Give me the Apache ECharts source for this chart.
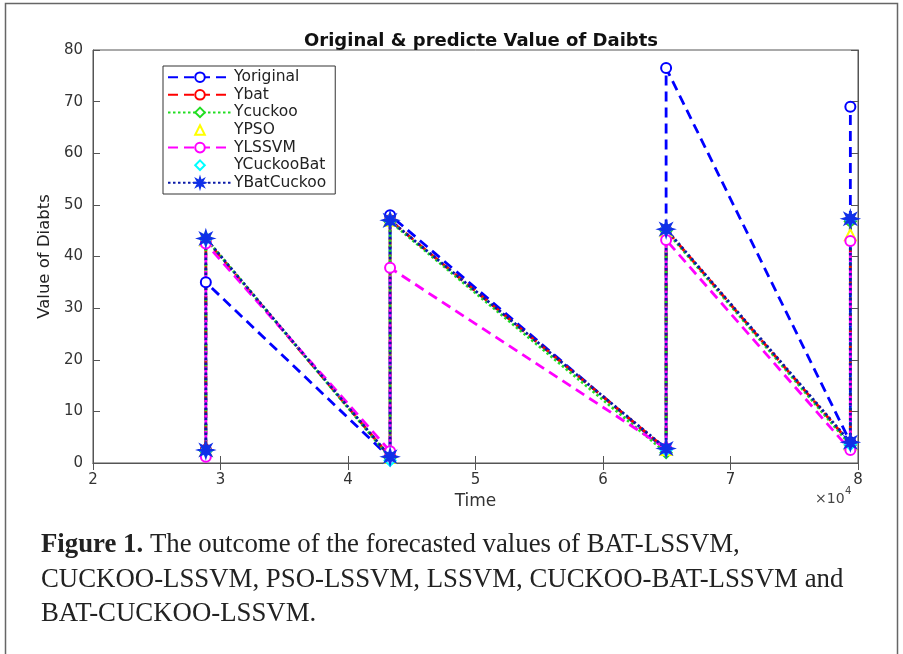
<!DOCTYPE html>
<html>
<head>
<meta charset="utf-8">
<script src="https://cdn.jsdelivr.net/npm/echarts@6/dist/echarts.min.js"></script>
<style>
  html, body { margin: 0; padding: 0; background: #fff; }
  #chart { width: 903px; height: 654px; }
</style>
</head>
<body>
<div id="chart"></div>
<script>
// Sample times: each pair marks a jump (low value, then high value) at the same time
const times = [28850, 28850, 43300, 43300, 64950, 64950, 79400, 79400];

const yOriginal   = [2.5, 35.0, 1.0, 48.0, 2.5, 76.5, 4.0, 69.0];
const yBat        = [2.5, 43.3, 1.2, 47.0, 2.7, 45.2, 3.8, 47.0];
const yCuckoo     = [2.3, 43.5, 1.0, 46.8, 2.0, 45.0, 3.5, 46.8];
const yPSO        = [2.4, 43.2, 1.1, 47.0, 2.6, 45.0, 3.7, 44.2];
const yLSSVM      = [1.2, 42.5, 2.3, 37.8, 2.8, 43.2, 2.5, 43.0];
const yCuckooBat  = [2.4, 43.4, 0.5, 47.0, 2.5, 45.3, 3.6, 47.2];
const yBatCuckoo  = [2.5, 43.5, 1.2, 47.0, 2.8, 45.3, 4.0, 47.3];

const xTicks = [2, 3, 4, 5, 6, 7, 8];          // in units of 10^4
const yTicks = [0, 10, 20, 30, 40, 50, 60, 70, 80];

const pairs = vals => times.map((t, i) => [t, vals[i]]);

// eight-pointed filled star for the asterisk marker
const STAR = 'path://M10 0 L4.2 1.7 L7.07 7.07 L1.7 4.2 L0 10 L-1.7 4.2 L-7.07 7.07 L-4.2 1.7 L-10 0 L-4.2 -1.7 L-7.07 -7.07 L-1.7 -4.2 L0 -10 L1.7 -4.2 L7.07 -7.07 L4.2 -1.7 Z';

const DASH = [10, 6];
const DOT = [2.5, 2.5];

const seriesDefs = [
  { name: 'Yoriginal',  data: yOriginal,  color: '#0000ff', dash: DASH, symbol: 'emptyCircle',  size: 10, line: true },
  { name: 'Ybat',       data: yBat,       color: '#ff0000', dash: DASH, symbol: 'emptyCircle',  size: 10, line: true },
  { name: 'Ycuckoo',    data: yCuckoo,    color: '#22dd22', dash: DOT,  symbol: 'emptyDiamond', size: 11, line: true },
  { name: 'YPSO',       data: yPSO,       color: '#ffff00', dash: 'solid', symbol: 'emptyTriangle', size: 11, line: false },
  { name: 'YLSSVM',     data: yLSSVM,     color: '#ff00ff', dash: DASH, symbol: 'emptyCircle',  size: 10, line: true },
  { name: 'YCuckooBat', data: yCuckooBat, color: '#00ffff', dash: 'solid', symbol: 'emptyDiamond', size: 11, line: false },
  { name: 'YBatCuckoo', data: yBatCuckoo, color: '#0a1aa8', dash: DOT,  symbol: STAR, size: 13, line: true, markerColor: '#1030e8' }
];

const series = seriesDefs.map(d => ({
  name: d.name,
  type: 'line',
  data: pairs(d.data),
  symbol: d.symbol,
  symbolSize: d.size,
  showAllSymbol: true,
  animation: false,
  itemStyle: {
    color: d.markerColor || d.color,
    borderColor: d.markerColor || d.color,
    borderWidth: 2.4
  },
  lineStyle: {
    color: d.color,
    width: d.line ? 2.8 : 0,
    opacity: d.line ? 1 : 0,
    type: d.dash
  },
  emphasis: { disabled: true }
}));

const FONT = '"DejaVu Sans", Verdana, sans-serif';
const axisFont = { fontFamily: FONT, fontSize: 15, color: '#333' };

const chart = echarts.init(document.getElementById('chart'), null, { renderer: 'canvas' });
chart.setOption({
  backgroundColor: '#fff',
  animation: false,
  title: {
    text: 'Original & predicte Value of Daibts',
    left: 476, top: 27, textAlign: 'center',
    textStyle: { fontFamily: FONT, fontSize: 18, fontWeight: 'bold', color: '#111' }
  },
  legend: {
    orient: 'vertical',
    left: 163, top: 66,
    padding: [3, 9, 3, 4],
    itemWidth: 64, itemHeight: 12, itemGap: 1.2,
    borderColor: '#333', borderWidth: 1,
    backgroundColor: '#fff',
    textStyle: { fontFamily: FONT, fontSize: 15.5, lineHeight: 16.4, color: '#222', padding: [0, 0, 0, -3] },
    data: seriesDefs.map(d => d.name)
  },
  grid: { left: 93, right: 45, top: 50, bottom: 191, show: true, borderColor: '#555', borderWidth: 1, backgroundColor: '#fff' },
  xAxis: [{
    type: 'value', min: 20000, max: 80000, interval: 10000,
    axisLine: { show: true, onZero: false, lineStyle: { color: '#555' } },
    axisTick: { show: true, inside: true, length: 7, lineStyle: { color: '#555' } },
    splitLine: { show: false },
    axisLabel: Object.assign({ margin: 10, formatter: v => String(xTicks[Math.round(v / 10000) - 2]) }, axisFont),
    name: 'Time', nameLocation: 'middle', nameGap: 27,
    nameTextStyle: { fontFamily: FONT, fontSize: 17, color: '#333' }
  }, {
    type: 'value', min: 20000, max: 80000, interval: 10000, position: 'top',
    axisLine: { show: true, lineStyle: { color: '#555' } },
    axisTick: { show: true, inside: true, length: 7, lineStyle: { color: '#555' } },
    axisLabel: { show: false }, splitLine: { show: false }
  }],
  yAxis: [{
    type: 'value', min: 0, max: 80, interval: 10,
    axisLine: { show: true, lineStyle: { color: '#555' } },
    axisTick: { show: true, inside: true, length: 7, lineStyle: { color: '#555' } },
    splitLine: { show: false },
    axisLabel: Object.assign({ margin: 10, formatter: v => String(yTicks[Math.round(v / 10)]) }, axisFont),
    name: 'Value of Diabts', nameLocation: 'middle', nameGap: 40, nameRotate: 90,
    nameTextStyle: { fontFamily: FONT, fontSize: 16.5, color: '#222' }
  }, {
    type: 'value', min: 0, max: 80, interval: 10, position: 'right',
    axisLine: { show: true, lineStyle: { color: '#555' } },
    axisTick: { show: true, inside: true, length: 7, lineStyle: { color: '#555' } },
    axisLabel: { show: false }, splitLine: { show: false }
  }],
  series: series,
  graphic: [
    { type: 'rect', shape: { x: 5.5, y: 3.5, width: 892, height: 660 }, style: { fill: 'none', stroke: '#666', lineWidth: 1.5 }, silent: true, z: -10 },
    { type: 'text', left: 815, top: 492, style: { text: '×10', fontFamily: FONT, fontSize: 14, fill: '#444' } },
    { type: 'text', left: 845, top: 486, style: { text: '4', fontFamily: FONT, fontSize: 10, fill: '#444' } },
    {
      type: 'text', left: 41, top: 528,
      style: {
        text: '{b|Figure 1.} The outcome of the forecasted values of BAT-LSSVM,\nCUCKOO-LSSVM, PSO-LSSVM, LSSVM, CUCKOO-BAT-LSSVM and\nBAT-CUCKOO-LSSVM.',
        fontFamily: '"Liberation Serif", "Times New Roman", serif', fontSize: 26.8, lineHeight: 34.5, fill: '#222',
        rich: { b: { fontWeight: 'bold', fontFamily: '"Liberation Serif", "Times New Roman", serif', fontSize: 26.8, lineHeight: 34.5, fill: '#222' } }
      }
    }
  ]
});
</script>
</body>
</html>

● ● ● ●

**What you should do**
Give again exactly the lines running from the beginning of the material above through the line that contains "64950, 79400, 79400];", and leave out every picture.

**Answer to this exercise**
Give me the Apache ECharts source for this chart.
<!DOCTYPE html>
<html>
<head>
<meta charset="utf-8">
<script src="https://cdn.jsdelivr.net/npm/echarts@6/dist/echarts.min.js"></script>
<style>
  html, body { margin: 0; padding: 0; background: #fff; }
  #chart { width: 903px; height: 654px; }
</style>
</head>
<body>
<div id="chart"></div>
<script>
// Sample times: each pair marks a jump (low value, then high value) at the same time
const times = [28850, 28850, 43300, 43300, 64950, 64950, 79400, 79400];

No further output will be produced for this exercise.